::: Exercise data :::

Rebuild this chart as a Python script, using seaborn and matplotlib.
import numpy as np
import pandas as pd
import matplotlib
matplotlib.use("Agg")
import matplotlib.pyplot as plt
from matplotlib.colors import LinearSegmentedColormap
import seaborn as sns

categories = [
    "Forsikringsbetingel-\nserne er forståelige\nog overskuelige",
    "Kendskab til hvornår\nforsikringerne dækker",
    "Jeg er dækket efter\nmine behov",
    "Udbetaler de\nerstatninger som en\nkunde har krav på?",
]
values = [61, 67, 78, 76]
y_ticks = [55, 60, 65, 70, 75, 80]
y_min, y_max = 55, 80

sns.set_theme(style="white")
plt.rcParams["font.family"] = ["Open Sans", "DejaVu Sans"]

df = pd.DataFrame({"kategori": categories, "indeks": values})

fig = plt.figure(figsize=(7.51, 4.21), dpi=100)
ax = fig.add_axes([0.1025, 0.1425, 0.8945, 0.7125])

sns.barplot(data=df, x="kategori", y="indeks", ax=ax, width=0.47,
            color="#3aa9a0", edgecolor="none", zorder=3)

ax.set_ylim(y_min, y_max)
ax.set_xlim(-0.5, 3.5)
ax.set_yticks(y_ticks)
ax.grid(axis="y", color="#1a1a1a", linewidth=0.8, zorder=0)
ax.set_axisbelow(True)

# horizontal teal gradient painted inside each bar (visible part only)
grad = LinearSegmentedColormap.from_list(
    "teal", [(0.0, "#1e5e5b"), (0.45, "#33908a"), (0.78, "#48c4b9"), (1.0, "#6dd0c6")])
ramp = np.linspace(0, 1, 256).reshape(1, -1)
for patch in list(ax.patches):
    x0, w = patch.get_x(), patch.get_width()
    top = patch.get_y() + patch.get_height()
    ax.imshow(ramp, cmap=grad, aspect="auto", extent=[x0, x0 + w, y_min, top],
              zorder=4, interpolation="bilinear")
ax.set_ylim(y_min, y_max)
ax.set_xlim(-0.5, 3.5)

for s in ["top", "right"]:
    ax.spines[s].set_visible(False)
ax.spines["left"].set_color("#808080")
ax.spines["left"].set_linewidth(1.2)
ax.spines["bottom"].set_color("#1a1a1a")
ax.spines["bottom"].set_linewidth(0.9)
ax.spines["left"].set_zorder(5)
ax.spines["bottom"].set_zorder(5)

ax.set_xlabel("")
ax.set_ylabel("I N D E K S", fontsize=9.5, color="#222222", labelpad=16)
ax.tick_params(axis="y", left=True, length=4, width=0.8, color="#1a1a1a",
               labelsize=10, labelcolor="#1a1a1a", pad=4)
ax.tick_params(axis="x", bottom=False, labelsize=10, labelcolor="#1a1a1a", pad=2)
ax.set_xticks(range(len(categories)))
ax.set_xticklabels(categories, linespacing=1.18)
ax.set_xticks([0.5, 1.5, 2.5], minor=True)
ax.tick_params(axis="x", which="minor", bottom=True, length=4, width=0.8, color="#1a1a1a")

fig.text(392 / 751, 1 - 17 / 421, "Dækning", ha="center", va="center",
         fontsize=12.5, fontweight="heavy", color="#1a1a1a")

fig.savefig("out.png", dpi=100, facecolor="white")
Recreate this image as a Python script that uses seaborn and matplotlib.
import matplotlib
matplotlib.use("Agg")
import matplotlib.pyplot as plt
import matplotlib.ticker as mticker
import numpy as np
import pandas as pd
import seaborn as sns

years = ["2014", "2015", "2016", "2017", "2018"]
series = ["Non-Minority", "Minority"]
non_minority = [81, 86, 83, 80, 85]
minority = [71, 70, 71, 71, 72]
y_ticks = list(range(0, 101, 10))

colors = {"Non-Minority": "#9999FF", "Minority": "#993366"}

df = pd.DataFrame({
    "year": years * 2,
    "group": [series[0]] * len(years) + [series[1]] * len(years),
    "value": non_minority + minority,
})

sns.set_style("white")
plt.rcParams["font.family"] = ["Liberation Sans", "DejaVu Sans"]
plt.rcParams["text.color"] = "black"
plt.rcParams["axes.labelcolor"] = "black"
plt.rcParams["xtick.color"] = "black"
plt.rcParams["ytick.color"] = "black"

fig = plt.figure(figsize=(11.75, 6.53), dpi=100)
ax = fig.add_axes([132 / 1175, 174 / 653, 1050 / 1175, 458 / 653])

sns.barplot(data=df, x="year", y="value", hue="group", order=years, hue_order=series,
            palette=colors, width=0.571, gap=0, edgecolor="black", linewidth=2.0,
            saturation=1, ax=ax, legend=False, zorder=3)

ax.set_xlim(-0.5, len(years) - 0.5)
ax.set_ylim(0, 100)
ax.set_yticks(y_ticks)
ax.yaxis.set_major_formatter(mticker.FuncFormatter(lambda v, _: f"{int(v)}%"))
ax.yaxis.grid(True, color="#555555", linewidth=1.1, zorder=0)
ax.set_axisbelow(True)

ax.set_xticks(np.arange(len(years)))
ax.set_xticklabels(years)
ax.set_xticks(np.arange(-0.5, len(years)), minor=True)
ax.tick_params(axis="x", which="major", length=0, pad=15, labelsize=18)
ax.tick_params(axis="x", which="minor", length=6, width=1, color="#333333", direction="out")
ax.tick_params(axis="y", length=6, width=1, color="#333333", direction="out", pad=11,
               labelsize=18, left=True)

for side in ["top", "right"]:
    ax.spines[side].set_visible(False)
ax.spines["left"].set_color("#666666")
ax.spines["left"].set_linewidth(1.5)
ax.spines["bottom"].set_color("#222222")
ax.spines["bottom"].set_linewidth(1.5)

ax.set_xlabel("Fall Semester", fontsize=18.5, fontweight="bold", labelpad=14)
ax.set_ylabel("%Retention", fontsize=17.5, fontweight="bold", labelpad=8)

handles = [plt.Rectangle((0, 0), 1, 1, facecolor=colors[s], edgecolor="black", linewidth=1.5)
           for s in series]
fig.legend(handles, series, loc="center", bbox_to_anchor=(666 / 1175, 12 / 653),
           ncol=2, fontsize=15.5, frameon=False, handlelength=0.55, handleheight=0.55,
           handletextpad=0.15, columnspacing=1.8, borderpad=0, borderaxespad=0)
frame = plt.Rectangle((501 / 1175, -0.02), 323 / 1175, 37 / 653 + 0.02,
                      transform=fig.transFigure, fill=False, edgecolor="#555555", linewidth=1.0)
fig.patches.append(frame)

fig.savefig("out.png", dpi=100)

:::

Given exercise: Above are the records; copy every line in them that holds the word "this".

Written reply:
Rebuild this chart as a Python script, using seaborn and matplotlib.
Recreate this image as a Python script that uses seaborn and matplotlib.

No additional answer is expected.